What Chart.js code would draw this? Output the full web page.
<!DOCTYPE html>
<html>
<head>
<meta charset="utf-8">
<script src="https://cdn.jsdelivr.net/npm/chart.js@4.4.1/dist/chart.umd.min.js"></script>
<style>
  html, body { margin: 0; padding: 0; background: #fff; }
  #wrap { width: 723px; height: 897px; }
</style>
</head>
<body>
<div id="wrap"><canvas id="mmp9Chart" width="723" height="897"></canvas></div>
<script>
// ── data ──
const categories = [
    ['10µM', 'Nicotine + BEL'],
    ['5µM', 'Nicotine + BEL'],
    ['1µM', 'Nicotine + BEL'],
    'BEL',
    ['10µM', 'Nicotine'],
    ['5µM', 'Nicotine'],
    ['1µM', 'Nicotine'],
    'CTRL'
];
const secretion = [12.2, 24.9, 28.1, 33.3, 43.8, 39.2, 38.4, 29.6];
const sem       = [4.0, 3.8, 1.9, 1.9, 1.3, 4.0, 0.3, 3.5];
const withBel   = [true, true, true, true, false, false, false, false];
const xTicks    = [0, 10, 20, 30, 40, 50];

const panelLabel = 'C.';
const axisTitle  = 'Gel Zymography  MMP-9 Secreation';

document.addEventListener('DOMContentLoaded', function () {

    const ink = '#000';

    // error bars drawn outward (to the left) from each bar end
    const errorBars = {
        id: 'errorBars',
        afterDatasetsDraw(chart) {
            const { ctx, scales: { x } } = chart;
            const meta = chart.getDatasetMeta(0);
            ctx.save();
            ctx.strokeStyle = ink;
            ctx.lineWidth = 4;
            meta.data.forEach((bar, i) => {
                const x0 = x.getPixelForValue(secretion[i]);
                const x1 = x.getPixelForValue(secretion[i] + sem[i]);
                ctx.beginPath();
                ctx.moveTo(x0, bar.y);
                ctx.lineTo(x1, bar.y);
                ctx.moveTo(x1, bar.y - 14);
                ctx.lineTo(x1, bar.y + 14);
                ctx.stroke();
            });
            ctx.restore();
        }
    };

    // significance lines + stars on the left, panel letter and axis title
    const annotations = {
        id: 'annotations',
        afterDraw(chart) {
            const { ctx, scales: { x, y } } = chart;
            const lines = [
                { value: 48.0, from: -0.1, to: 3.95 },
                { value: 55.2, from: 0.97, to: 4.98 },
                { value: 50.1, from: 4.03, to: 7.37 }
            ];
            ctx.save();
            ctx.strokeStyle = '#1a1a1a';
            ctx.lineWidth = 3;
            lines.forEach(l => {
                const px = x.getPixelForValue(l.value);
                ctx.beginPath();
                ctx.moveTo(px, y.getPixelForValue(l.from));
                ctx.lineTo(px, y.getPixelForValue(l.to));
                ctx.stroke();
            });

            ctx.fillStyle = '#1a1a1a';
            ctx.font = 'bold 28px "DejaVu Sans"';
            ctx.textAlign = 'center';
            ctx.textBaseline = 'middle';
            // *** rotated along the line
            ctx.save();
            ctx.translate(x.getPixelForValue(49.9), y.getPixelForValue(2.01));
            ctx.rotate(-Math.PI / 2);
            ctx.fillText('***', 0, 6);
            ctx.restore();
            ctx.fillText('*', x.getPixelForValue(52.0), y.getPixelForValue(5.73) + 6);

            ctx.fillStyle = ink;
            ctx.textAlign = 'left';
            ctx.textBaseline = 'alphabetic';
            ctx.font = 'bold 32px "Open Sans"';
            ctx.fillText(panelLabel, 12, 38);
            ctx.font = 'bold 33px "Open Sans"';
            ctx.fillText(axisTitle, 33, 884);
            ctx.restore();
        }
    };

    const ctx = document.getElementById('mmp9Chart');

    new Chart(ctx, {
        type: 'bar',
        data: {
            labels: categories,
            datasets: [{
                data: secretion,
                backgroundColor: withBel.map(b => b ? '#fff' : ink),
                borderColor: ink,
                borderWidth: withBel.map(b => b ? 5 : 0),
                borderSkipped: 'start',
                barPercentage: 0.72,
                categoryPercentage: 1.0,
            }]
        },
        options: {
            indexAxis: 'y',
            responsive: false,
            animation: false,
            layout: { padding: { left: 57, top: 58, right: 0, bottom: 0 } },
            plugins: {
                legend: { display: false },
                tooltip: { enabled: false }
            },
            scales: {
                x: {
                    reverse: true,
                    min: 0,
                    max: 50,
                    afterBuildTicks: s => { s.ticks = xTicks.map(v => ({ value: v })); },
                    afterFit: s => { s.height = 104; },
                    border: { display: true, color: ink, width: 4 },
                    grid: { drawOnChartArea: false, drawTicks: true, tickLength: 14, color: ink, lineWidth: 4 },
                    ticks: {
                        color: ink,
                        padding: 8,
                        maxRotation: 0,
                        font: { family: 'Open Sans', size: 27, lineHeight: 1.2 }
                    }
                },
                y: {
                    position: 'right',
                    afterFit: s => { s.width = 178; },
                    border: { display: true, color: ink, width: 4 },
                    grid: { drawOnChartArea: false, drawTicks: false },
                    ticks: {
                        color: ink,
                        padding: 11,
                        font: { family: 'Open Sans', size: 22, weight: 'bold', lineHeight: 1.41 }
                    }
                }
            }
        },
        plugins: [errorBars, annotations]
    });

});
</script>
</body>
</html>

- EXERCISE TASK -
From the preceding material, extract every line exactly.

- TASK OUTPUT -
What Chart.js code would draw this? Output the full web page.
<!DOCTYPE html>
<html>
<head>
<meta charset="utf-8">
<script src="https://cdn.jsdelivr.net/npm/chart.js@4.4.1/dist/chart.umd.min.js"></script>
<style>
  html, body { margin: 0; padding: 0; background: #fff; }
  #wrap { width: 723px; height: 897px; }
</style>
</head>
<body>
<div id="wrap"><canvas id="mmp9Chart" width="723" height="897"></canvas></div>
<script>
// ── data ──
const categories = [
    ['10µM', 'Nicotine + BEL'],
    ['5µM', 'Nicotine + BEL'],
    ['1µM', 'Nicotine + BEL'],
    'BEL',
    ['10µM', 'Nicotine'],
    ['5µM', 'Nicotine'],
    ['1µM', 'Nicotine'],
    'CTRL'
];
const secretion = [12.2, 24.9, 28.1, 33.3, 43.8, 39.2, 38.4, 29.6];
const sem       = [4.0, 3.8, 1.9, 1.9, 1.3, 4.0, 0.3, 3.5];
const withBel   = [true, true, true, true, false, false, false, false];
const xTicks    = [0, 10, 20, 30, 40, 50];

const panelLabel = 'C.';
const axisTitle  = 'Gel Zymography  MMP-9 Secreation';

document.addEventListener('DOMContentLoaded', function () {

    const ink = '#000';

    // error bars drawn outward (to the left) from each bar end
    const errorBars = {
        id: 'errorBars',
        afterDatasetsDraw(chart) {
            const { ctx, scales: { x } } = chart;
            const meta = chart.getDatasetMeta(0);
            ctx.save();
            ctx.strokeStyle = ink;
            ctx.lineWidth = 4;
            meta.data.forEach((bar, i) => {
                const x0 = x.getPixelForValue(secretion[i]);
                const x1 = x.getPixelForValue(secretion[i] + sem[i]);
                ctx.beginPath();
                ctx.moveTo(x0, bar.y);
                ctx.lineTo(x1, bar.y);
                ctx.moveTo(x1, bar.y - 14);
                ctx.lineTo(x1, bar.y + 14);
                ctx.stroke();
            });
            ctx.restore();
        }
    };

    // significance lines + stars on the left, panel letter and axis title
    const annotations = {
        id: 'annotations',
        afterDraw(chart) {
            const { ctx, scales: { x, y } } = chart;
            const lines = [
                { value: 48.0, from: -0.1, to: 3.95 },
                { value: 55.2, from: 0.97, to: 4.98 },
                { value: 50.1, from: 4.03, to: 7.37 }
            ];
            ctx.save();
            ctx.strokeStyle = '#1a1a1a';
            ctx.lineWidth = 3;
            lines.forEach(l => {
                const px = x.getPixelForValue(l.value);
                ctx.beginPath();
                ctx.moveTo(px, y.getPixelForValue(l.from));
                ctx.lineTo(px, y.getPixelForValue(l.to));
                ctx.stroke();
            });

            ctx.fillStyle = '#1a1a1a';
            ctx.font = 'bold 28px "DejaVu Sans"';
            ctx.textAlign = 'center';
            ctx.textBaseline = 'middle';
            // *** rotated along the line
            ctx.save();
            ctx.translate(x.getPixelForValue(49.9), y.getPixelForValue(2.01));
            ctx.rotate(-Math.PI / 2);
            ctx.fillText('***', 0, 6);
            ctx.restore();
            ctx.fillText('*', x.getPixelForValue(52.0), y.getPixelForValue(5.73) + 6);

            ctx.fillStyle = ink;
            ctx.textAlign = 'left';
            ctx.textBaseline = 'alphabetic';
            ctx.font = 'bold 32px "Open Sans"';
            ctx.fillText(panelLabel, 12, 38);
            ctx.font = 'bold 33px "Open Sans"';
            ctx.fillText(axisTitle, 33, 884);
            ctx.restore();
        }
    };

    const ctx = document.getElementById('mmp9Chart');

    new Chart(ctx, {
        type: 'bar',
        data: {
            labels: categories,
            datasets: [{
                data: secretion,
                backgroundColor: withBel.map(b => b ? '#fff' : ink),
                borderColor: ink,
                borderWidth: withBel.map(b => b ? 5 : 0),
                borderSkipped: 'start',
                barPercentage: 0.72,
                categoryPercentage: 1.0,
            }]
        },
        options: {
            indexAxis: 'y',
            responsive: false,
            animation: false,
            layout: { padding: { left: 57, top: 58, right: 0, bottom: 0 } },
            plugins: {
                legend: { display: false },
                tooltip: { enabled: false }
            },
            scales: {
                x: {
                    reverse: true,
                    min: 0,
                    max: 50,
                    afterBuildTicks: s => { s.ticks = xTicks.map(v => ({ value: v })); },
                    afterFit: s => { s.height = 104; },
                    border: { display: true, color: ink, width: 4 },
                    grid: { drawOnChartArea: false, drawTicks: true, tickLength: 14, color: ink, lineWidth: 4 },
                    ticks: {
                        color: ink,
                        padding: 8,
                        maxRotation: 0,
                        font: { family: 'Open Sans', size: 27, lineHeight: 1.2 }
                    }
                },
                y: {
                    position: 'right',
                    afterFit: s => { s.width = 178; },
                    border: { display: true, color: ink, width: 4 },
                    grid: { drawOnChartArea: false, drawTicks: false },
                    ticks: {
                        color: ink,
                        padding: 11,
                        font: { family: 'Open Sans', size: 22, weight: 'bold', lineHeight: 1.41 }
                    }
                }
            }
        },
        plugins: [errorBars, annotations]
    });

});
</script>
</body>
</html>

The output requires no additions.